As female cinematographers themselves, most of the panelists were boosted by the championing of other established filmmakers who helped them rise up despite being the minority. Others were inspired by watching the films of early pioneers (such as Maya Deren) in film school. “I never thought I could be a cameraperson,” shared Churchill, “There wasn't any such thing [as a camerawoman] in those days, but they encouraged me.”
Churchill is referring to her film “family”, an elite circle of documentary filmmakers she fell in with as she was starting her career, such as Nick Broomfield, Barbara Kopple, Chris Hedges and D.A. Pennebaker. Churchill's mentors noticed her eye and her ability to “bring back the goods,” as she put it, and trusted her to shoot. She built on their faith, even though she did not have a female cameraperson to look up to at the time.
“We are not only responsible for the image, but also finding the mode of collaboration."—Agnes Godard
Both Connor and Braier sited Deren as a major influence as they were starting out. For Connor, Deren opened her mind to different ways of moving with the camera. She saw other experimental films, such as Lemon by Hollis Frampton. “It blew my mind and I integrated it into my narrative work,” Connor said.
Formerly a dancer, Braier said that everything crystallized for her when she started to see cinematography as a form of dancing, a sentiment that Godard and Connor also shared. While working on a film, Godard is “trying to find the rhythm with the actors, and I dare to add my own rhythm.”
What makes these cinematographers so attracted to the projects they to commit to? For Godard, the combination of a script she believes in and a director she can work with make for a winning formula. However, she has learned that she can’t rely on a coffee date to know a director, but that their personality and work style comes to life on a set. “We are not only responsible for the image, but also finding the mode of collaboration. There is a wide range of personalities [on the set], as in life,” she has found.
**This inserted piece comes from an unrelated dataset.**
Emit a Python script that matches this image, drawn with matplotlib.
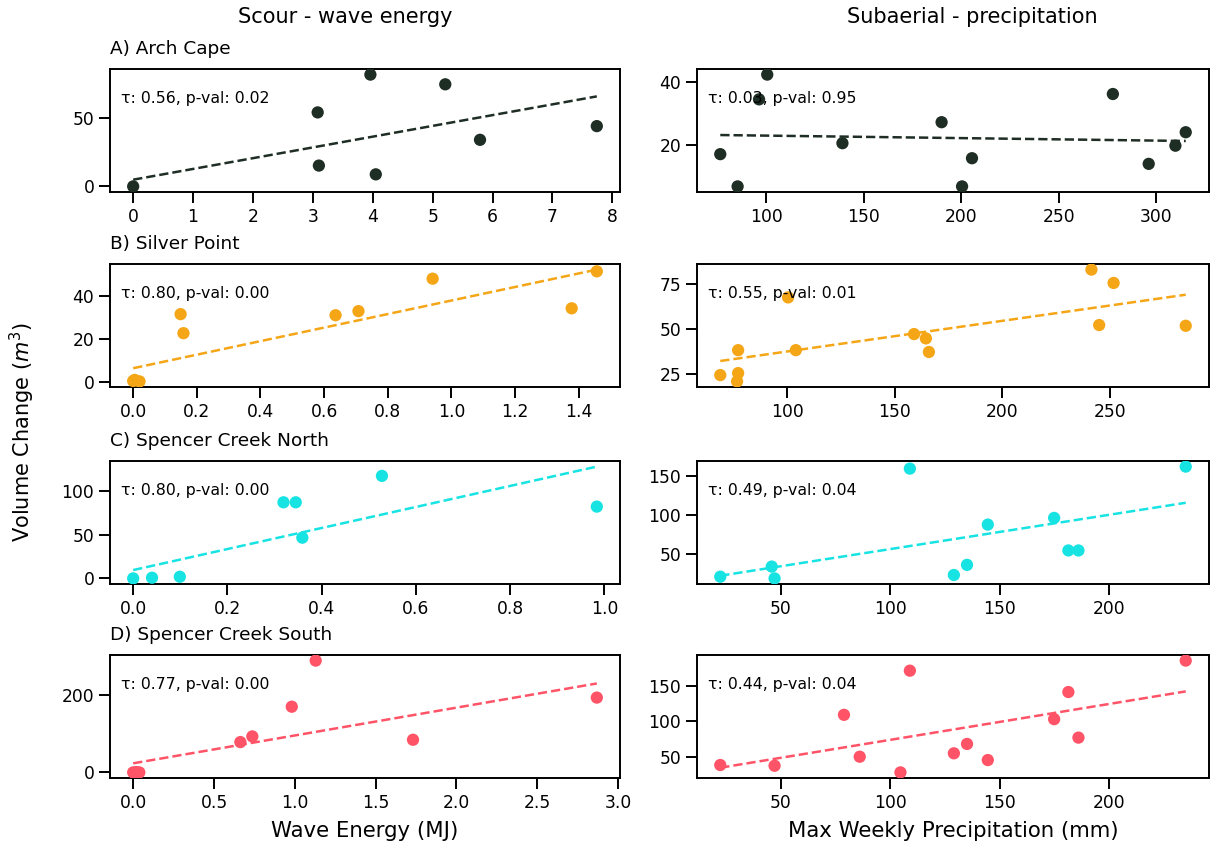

Churchill has a simple litmus test when she’s considering a project. She asks herself, “Am I going to like myself after doing this film?” As mentioned above, she was lucky enough to find ongoing creative collaborators, so the risk of working with new people has been less of an issue since the trust had already been built. So much so, that occasionally the director isn’t even present. “Very often ... with Barbara Kopple, she’s not on the set,” Churchill revealed. She recalled being sent off to Iraq for a few weeks to work on one such film, with Kopple waving goodbye to her at JFK airport.
For Connor, her decision to work on a project is a combination of whether she believes in a script morally and what her gut instinct on a director. “I think scripts often lie to you in a lot of ways," Connor admitted, "You can read a script and you think it’s going to be great and it makes a terrible movie or you think it’s going to be awful and it makes a great movie.” As a result, Connor bypasses judgment on the quality of the script and asks herself about the subject on a moral level.
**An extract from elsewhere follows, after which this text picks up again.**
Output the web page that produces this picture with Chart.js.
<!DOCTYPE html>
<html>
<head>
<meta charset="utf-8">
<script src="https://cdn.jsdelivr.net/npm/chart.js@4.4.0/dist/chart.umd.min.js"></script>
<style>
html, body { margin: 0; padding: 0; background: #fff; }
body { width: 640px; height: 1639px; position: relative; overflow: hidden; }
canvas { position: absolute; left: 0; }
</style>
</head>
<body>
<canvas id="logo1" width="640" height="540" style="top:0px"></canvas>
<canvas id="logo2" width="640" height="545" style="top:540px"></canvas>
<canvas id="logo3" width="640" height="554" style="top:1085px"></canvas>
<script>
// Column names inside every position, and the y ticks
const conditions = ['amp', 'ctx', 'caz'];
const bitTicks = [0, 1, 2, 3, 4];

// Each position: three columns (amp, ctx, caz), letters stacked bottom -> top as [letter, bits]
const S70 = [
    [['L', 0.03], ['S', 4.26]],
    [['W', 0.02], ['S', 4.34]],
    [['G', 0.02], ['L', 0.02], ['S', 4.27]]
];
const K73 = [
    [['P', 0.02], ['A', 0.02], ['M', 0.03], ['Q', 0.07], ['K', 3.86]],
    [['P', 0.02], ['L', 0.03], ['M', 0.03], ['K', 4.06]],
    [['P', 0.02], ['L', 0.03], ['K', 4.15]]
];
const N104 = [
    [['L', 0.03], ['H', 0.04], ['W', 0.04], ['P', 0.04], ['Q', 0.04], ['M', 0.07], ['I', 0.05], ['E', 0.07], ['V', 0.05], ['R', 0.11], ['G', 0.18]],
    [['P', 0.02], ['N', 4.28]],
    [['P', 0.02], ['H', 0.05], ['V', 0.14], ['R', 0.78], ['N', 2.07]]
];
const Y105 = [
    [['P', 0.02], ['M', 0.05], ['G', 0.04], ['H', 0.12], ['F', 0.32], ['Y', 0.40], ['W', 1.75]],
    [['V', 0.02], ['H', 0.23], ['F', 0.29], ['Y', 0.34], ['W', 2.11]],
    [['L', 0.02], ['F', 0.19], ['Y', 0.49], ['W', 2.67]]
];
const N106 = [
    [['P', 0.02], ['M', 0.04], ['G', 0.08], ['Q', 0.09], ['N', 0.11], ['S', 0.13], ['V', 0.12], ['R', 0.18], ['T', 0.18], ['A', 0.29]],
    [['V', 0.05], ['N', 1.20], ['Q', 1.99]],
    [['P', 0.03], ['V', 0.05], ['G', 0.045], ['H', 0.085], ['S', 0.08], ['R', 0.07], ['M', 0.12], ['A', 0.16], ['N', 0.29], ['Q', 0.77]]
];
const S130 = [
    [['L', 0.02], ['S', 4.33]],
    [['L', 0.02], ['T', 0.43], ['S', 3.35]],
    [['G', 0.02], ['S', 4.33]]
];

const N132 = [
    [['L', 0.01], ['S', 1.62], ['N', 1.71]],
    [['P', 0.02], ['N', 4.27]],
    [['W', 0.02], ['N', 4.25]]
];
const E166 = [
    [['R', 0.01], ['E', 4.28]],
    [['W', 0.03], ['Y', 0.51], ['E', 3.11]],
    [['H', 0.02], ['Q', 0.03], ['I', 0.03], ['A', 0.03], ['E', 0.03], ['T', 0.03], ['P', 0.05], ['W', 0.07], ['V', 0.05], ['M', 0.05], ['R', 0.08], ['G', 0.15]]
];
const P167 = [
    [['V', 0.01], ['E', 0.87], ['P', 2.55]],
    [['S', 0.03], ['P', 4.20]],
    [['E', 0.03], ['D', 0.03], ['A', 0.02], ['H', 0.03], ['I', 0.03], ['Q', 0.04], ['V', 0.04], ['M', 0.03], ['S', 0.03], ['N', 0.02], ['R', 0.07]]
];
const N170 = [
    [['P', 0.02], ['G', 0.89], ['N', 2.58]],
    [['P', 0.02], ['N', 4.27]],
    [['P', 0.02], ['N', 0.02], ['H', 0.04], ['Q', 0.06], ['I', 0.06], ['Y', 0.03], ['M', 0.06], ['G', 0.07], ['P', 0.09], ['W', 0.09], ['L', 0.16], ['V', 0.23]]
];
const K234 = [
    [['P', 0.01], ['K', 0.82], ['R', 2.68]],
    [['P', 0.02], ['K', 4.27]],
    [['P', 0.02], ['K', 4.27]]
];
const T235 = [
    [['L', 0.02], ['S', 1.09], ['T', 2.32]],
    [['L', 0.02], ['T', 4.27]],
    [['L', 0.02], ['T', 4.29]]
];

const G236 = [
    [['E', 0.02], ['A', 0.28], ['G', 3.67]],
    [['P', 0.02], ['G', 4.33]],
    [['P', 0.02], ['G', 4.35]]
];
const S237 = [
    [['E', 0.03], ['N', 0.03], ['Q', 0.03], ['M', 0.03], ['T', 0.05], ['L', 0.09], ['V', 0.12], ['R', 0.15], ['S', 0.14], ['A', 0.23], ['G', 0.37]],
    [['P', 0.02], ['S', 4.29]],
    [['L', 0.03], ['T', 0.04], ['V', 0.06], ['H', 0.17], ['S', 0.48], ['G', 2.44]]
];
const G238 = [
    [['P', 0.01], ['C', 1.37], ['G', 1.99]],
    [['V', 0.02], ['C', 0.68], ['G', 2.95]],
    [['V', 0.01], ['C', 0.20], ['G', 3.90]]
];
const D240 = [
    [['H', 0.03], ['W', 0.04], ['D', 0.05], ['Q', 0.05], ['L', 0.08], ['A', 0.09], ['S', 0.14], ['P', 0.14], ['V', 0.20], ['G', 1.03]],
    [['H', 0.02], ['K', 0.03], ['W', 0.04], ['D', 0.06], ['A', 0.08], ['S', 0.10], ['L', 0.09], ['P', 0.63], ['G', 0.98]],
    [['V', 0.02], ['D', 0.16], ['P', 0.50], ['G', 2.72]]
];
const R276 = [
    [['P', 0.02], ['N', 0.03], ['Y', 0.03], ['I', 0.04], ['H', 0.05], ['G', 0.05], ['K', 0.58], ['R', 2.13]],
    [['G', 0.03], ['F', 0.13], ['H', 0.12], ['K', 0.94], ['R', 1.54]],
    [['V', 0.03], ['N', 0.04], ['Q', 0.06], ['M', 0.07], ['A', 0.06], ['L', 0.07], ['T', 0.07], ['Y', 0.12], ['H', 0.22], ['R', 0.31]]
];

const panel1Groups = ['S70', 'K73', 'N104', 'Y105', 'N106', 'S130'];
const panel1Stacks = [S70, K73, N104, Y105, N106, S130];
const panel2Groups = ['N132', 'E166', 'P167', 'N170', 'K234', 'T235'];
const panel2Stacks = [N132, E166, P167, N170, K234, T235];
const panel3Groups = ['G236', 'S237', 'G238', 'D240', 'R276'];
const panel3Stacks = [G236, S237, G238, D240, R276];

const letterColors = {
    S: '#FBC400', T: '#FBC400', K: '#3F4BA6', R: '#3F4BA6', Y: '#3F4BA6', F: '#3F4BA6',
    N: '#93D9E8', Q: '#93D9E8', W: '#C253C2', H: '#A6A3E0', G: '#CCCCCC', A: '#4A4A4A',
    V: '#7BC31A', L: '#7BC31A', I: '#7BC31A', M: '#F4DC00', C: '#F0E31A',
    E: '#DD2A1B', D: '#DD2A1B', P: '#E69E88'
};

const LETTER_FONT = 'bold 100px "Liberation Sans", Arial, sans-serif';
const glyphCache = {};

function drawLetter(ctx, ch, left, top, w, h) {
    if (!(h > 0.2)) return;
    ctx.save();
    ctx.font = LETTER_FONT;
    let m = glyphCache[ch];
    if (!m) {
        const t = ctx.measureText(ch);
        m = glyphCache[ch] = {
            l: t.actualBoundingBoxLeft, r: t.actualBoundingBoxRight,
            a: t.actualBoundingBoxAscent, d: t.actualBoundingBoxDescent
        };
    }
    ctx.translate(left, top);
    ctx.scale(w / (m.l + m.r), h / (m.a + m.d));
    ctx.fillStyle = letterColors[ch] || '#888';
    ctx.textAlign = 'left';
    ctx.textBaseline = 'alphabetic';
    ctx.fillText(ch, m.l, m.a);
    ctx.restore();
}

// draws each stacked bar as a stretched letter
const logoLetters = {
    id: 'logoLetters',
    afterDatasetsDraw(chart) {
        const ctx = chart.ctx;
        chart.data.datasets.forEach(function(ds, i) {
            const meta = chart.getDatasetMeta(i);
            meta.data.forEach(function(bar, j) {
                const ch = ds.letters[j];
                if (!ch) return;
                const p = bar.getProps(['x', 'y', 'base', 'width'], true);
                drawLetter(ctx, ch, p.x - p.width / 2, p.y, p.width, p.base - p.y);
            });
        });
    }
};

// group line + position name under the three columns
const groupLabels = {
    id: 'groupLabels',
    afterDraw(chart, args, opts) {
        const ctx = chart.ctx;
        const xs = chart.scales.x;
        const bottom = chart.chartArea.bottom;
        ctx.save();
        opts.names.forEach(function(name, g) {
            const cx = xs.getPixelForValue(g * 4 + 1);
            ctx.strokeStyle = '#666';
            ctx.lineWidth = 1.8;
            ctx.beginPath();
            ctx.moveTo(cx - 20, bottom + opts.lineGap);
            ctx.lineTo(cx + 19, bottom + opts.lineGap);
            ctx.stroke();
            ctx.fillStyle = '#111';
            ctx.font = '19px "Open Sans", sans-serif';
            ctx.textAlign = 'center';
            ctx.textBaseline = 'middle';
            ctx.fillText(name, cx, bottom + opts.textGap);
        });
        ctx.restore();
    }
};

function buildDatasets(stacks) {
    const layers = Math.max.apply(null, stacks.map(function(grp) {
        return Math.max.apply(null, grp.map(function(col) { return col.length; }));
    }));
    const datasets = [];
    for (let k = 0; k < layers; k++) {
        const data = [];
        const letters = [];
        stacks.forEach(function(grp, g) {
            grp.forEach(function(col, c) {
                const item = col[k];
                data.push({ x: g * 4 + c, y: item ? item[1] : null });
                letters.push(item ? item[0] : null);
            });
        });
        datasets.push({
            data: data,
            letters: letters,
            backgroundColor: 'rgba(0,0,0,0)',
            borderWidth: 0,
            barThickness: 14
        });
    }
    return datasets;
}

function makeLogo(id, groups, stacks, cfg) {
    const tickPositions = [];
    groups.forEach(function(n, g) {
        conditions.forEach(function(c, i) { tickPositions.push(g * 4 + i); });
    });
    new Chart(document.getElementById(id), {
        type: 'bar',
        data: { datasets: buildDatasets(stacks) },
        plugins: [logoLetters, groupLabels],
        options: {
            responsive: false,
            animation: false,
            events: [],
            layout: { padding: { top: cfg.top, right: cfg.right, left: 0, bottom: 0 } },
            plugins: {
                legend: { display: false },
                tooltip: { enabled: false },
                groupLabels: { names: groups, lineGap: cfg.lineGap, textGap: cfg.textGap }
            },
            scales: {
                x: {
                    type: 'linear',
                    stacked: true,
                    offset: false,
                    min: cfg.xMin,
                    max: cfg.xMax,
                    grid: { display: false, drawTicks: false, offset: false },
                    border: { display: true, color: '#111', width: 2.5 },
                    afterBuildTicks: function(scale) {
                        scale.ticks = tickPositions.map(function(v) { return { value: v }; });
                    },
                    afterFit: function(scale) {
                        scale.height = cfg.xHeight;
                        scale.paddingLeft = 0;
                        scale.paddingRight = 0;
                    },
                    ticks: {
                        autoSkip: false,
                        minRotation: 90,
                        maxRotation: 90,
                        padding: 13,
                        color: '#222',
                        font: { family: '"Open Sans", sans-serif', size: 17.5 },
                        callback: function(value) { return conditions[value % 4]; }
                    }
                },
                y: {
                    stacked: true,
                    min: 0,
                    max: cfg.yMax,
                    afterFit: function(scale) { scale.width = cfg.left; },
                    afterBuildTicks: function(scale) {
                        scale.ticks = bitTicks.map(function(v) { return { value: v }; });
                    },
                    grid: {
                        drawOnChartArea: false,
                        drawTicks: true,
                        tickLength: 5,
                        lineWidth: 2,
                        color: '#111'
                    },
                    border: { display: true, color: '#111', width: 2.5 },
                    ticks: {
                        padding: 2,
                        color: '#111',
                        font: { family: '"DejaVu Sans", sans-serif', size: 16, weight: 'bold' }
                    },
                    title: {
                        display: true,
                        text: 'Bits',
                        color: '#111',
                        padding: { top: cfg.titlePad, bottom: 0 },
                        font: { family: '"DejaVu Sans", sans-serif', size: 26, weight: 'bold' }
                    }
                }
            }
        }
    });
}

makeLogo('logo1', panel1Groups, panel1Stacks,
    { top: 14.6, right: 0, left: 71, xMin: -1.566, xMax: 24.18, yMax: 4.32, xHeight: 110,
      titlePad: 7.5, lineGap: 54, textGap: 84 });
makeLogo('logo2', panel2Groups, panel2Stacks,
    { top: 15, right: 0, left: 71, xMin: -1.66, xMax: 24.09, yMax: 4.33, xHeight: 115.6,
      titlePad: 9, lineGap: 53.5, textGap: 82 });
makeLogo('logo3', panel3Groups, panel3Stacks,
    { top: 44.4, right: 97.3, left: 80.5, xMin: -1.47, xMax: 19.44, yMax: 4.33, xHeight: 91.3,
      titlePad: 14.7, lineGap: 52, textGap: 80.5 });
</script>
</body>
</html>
Agreeing with Godard’s experience of not relying on a coffee date to know a director but realizing one must work with them for true colors to emerge, Connor has learned the hard way to rely on her instincts. “I’ve made plenty of mistakes,” she admits, “Usually the films I’ve done where I didn't have a good relationship on set I had red flag after red flag being thrown at me and I was like, 'Oh I’m sure it will be ok, everyone’s nice’, but, it’s not.”
"I’m still going to fight for the film every day even if I have to fight with the director!”—Natasha Braier
Now that Connor has gained valuable experience, she finds that she can be much more selective about the films she works on and has come to ask herself questions such as, “Does this movie need to be seen by people?” and “Does it matter?” She always asks the director why they want to make this movie, learning that if they don't have an answer right then and there, it’s not going get answered on set.
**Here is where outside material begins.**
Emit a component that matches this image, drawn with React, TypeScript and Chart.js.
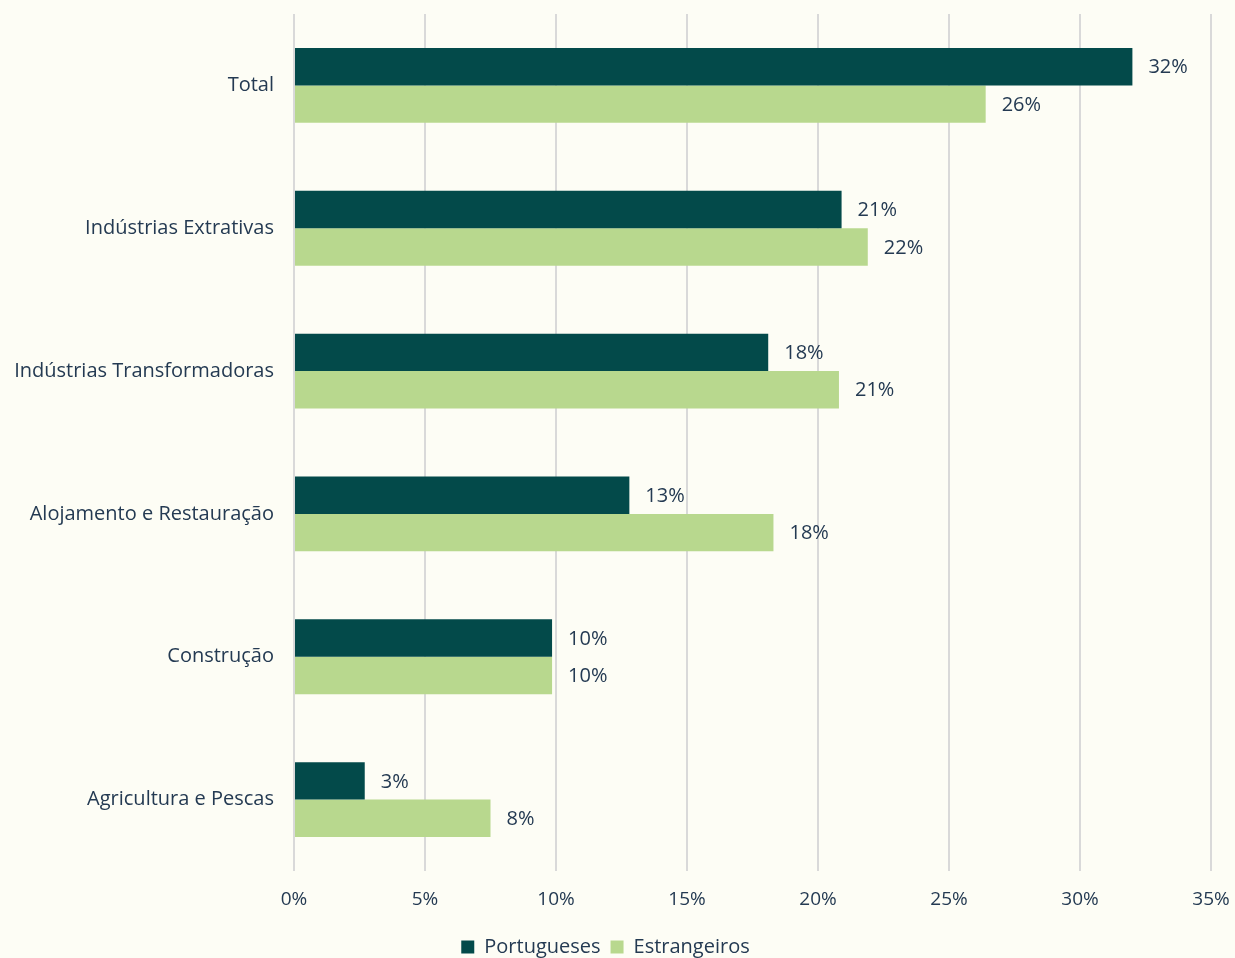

Similarly, Braier said that she needs to feel that there is a really strong reason to make the film. That often comes through in the director’s passion for the project. If she has this, she finds she can surmount other obstacles that arise during production.
“If everything goes wrong, personality-wise, on the set, my passion for the story, the things we had in common for telling the story, that’s what’s going to sustain the relationship and keep me there,” Braier says, “I’m still going to fight for the film every day even if I have to fight with the director!”
"[Men] wouldn't be trying to insinuate themselves right into the heart of the action, which is what I’m always trying to do."—Joan Churchill
For a forum centered around a title which suggests that women have a particular way of looking at things, there was little consensus on whether this is fact or mere speculation. The question finally posed to the filmmakers at the panel's conclusion led to diverse opinions.
“We work for directors, so our ‘gaze’ is at the service of somebody else’s vision; it’s already a collaboration process,” offered Braier, “Some male directors have a very strong empathy and a very feminine gaze, and some female directors can be very masculine. It doesn't make sense to talk about gender. Every individual artist has a world. Every person is a world.”
Connor’s experience of watching films shot by women is that they bring her to a different level emotionally, although she admitted that the notion was abstract and hard to pin down exactly why this is or how it happens.
“In English, you have a fantastic word: cinematographer. There is no question of gender, it’s a question of work."—Agnes Godard
Godard was even uncomfortable with the title of the talk, which, to her French ear and translation, seemed to refer to women as animals. “For me, 'female' is very violent ... because it sounds like I am a dog.” She took issue with the delineation of female-versus-male way of seeing. “In English, you have a fantastic word: cinematographer. There is no question of gender, it’s a question of work. It’s cinematography; it’s a language. We are all talking the same language here, men and women. So why should it be two languages?”
Churchill has embraced what she sees as the benefits of the attributes of being a woman on set, finding that it has allowed her to get in closer, physically and emotionally, and to gain the trust of tricky subjects. “Sometimes I’m shocked when I open my other eye and see how close I am,” she laughs, “but the guys would be shooting over the shoulder with a longer lens. They wouldn't be trying to insinuate themselves right into the heart of the action, which is what I’m always trying to do.”
“It’s kind of sad that we are at such basic level today where we have to talk about the female gaze and this rare group of women who are just four percent of a male-dominated field."—Natasha Braier
While Churchill’s view seems to empower her shooting practice, Braier countered, “It’s kind of sad that we are at such basic level today where we have to talk about the female gaze and this rare group of women who are just four percent of a male-dominated field. I understand the conversation is needed because we need to improve that. But I wish that, in the near future, this conversation will be obsolete.”
With such differing stances on the topic, what seems most important is that more and more women are empowered to keep shooting (and that more directors seek to even the playing field by hiring more diversified DPs). After all, when the work is powerful, it speaks for itself.